But the corporate culture was also changing on its own before, and independent of, Activision. Blizz North got shut down around the time WoW got released, and that was a point when the culture changed as well. They got a lot bigger and more centralized, and with the problems and pressures of modern AAA development, certain changes for the worse were inevitable. The monstrous costs of AAA games means they were going to get a lot more oversight and pressure for higher revenues. The final loss of original management was probably a cherry on top more than anything, as they lost those who remembered the previous way in which things were run, but I suspect they had less and less ability to keep things running that way.

Blizzard’s (traditional) way of operating is to release games on their own schedule, when “done”; Activision’s way of operating is to release something every year, like clockwork. The mobile Diablo really feels like Activision’s influence - or Blizzard converging in their corporate culture.
But there’s not much that can be done - Blizzard was always wholly owned by Vivendi who merged with Activision. So while they may be partners in name, they aren’t in reality.

Game industry employment is already often pretty temporary. (A coworker once described game developers as “migrant labor.”) It’s not uncommon to have a job only for the development period for a particular game (at best), even as an employee. The move to turn employees into contract workers has been a pretty transparent dodge by the game industry to avoid following basic labor laws (after they got in trouble for violating them).
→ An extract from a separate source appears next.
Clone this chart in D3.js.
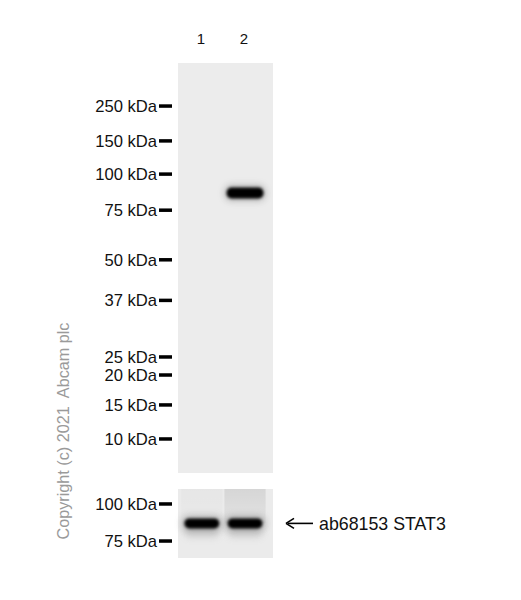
<!DOCTYPE html>
<html>
<head>
<meta charset="utf-8">
<script src="https://cdn.jsdelivr.net/npm/d3@7"></script>
<style>
  html, body { margin: 0; padding: 0; background: #fff; }
  svg { display: block; font-family: "Liberation Sans", Arial, sans-serif; }
</style>
</head>
<body>
<svg id="blot"></svg>
<script>
const lanes = ["1", "2"];
const markerKDa = [250, 150, 100, 75, 50, 37, 25, 20, 15, 10];
// relative migration (0 = top of gel, 1 = bottom)
const markerRf = [0.105, 0.190, 0.271, 0.359, 0.480, 0.579, 0.717, 0.761, 0.834, 0.917];

// main blot: STAT3 band at ~86 kDa, only in lane 2
const bandKDa = 86;
const mainSignal = [0, 1];

// lower panel (same antibody, shorter crop)
const lowerKDa = [100, 75];
const lowerRf = [0.217, 0.754];
const lowerSignal = [1, 1];
const lowerSmear = [0.02, 0.09];

const bandLabel = "ab68153 STAT3";
const copyright = "Copyright (c) 2021  Abcam plc";

function drawBlot() {
  const width = 521, height = 600;
  const svg = d3.select("#blot").attr("width", width).attr("height", height);

  const gelLeft = 178, gelRight = 273;
  const x = d3.scalePoint().domain(lanes).range([gelLeft, gelRight]).padding(0.6).align(0.46);
  const bandW = x.step() * 0.9;

  const defs = svg.append("defs");
  defs.append("filter").attr("id", "blur")
    .attr("x", "-30%").attr("y", "-100%").attr("width", "160%").attr("height", "300%")
    .append("feGaussianBlur").attr("stdDeviation", 1.6);
  defs.append("filter").attr("id", "halo")
    .attr("x", "-30%").attr("y", "-100%").attr("width", "160%").attr("height", "300%")
    .append("feGaussianBlur").attr("stdDeviation", 3.5);
  const grad = defs.append("linearGradient").attr("id", "smear")
    .attr("x1", 0).attr("y1", 0).attr("x2", 0).attr("y2", 1);
  grad.append("stop").attr("offset", "0%").attr("stop-color", "#000").attr("stop-opacity", 1);
  grad.append("stop").attr("offset", "100%").attr("stop-color", "#000").attr("stop-opacity", 0.4);

  // lane numbers
  svg.append("g").selectAll("text")
    .data(lanes)
    .join("text")
    .attr("x", d => x(d) - 1)
    .attr("y", 44)
    .attr("text-anchor", "middle")
    .style("font-size", "15px")
    .attr("fill", "#111")
    .text(d => d);

  // ---- main panel ----
  const mainTop = 63, mainBottom = 473;
  const rfMain = d3.scaleLog().domain(markerKDa).range(markerRf);
  const yMain = d3.scaleLinear().domain([0, 1]).range([mainTop, mainBottom]);

  svg.append("rect")
    .attr("x", gelLeft).attr("y", mainTop)
    .attr("width", gelRight - gelLeft).attr("height", mainBottom - mainTop)
    .attr("fill", "#ececec");

  const mainG = svg.append("g");
  lanes.forEach((lane, i) => {
    if (!mainSignal[i]) return;
    const cy = yMain(rfMain(bandKDa));
    mainG.append("rect")
      .attr("x", x(lane) - bandW / 2 - 1).attr("y", cy - 8)
      .attr("width", bandW + 2).attr("height", 16).attr("rx", 7)
      .attr("fill", "#555").attr("opacity", 0.35 * mainSignal[i])
      .attr("filter", "url(#halo)");
    mainG.append("rect")
      .attr("x", x(lane) - bandW / 2 + 1).attr("y", cy - 5.5)
      .attr("width", bandW - 2).attr("height", 11).attr("rx", 5)
      .attr("fill", "#000").attr("opacity", mainSignal[i])
      .attr("filter", "url(#blur)");
  });

  const ladder = svg.append("g");
  markerKDa.forEach(k => {
    const yy = yMain(rfMain(k));
    ladder.append("rect")
      .attr("x", 159).attr("y", yy - 1.75)
      .attr("width", 13).attr("height", 3.5)
      .attr("fill", "#000");
    ladder.append("text")
      .attr("x", 157).attr("y", yy)
      .attr("dy", "0.36em")
      .attr("text-anchor", "end")
      .style("font-size", "16.6px")
      .attr("fill", "#111")
      .text(k + " kDa");
  });

  // ---- lower panel ----
  const lowTop = 489, lowBottom = 558;
  const rfLow = d3.scaleLog().domain(lowerKDa).range(lowerRf);
  const yLow = d3.scaleLinear().domain([0, 1]).range([lowTop, lowBottom]);

  svg.append("rect")
    .attr("x", gelLeft).attr("y", lowTop)
    .attr("width", gelRight - gelLeft).attr("height", lowBottom - lowTop)
    .attr("fill", "#ebebeb");

  const lowG = svg.append("g");
  const lowY = yLow(rfLow(bandKDa));
  lanes.forEach((lane, i) => {
    // faint lane smear above the band
    lowG.append("rect")
      .attr("x", x(lane) - x.step() / 2 + 1).attr("y", lowTop)
      .attr("width", x.step() - 2).attr("height", lowY - lowTop)
      .attr("fill", "url(#smear)").attr("opacity", lowerSmear[i]);
    // soft shadow under the band
    lowG.append("rect")
      .attr("x", x(lane) - bandW / 2 + 2).attr("y", lowY + 2)
      .attr("width", bandW - 4).attr("height", 12).attr("rx", 5)
      .attr("fill", "#888").attr("opacity", 0.25)
      .attr("filter", "url(#halo)");
    lowG.append("rect")
      .attr("x", x(lane) - bandW / 2 - 1).attr("y", lowY - 8)
      .attr("width", bandW + 2).attr("height", 16).attr("rx", 7)
      .attr("fill", "#555").attr("opacity", 0.35 * lowerSignal[i])
      .attr("filter", "url(#halo)");
    lowG.append("rect")
      .attr("x", x(lane) - bandW / 2 + 2).attr("y", lowY - 5)
      .attr("width", bandW - 4).attr("height", 10).attr("rx", 5)
      .attr("fill", "#000").attr("opacity", lowerSignal[i])
      .attr("filter", "url(#blur)");
  });

  const lowLadder = svg.append("g");
  lowerKDa.forEach(k => {
    const yy = yLow(rfLow(k));
    lowLadder.append("rect")
      .attr("x", 159).attr("y", yy - 1.75)
      .attr("width", 13).attr("height", 3.5)
      .attr("fill", "#000");
    lowLadder.append("text")
      .attr("x", 157).attr("y", yy)
      .attr("dy", "0.36em")
      .attr("text-anchor", "end")
      .style("font-size", "16.6px")
      .attr("fill", "#111")
      .text(k + " kDa");
  });

  // arrow + antibody label
  const ann = svg.append("g").attr("transform", `translate(${gelRight + 13},${lowY})`);
  ann.append("line")
    .attr("x1", 2).attr("x2", 27).attr("y1", 0).attr("y2", 0)
    .attr("stroke", "#000").attr("stroke-width", 1.6);
  ann.append("path")
    .attr("d", "M0,0 L8,-5 M0,0 L8,5")
    .attr("stroke", "#000").attr("stroke-width", 1.6).attr("fill", "none");
  ann.append("text")
    .attr("x", 33).attr("dy", "0.36em")
    .style("font-size", "17.8px")
    .attr("fill", "#111")
    .text(bandLabel);

  // copyright, rotated
  svg.append("text")
    .attr("transform", "translate(69,431) rotate(-90)")
    .attr("text-anchor", "middle")
    .style("font-size", "16.2px")
    .attr("fill", "#9a9a9a")
    .attr("xml:space", "preserve")
    .style("white-space", "pre")
    .text(copyright);
}

drawBlot();
</script>
</body>
</html>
The benefits of unions in the movie industry really are relevant to game workers: keeping health benefits after layoffs; getting consistent credit, better pay and things like residuals. People seem to think game developers get at least something like residuals for having created hit games, but they don’t. Friends who worked at Blizzard got paid a modest salary and a few bonuses that didn’t remotely compensate them for the abusive work hours that destroyed all their marriages, much less any compensation for having created a billion+ dollar IP for the company.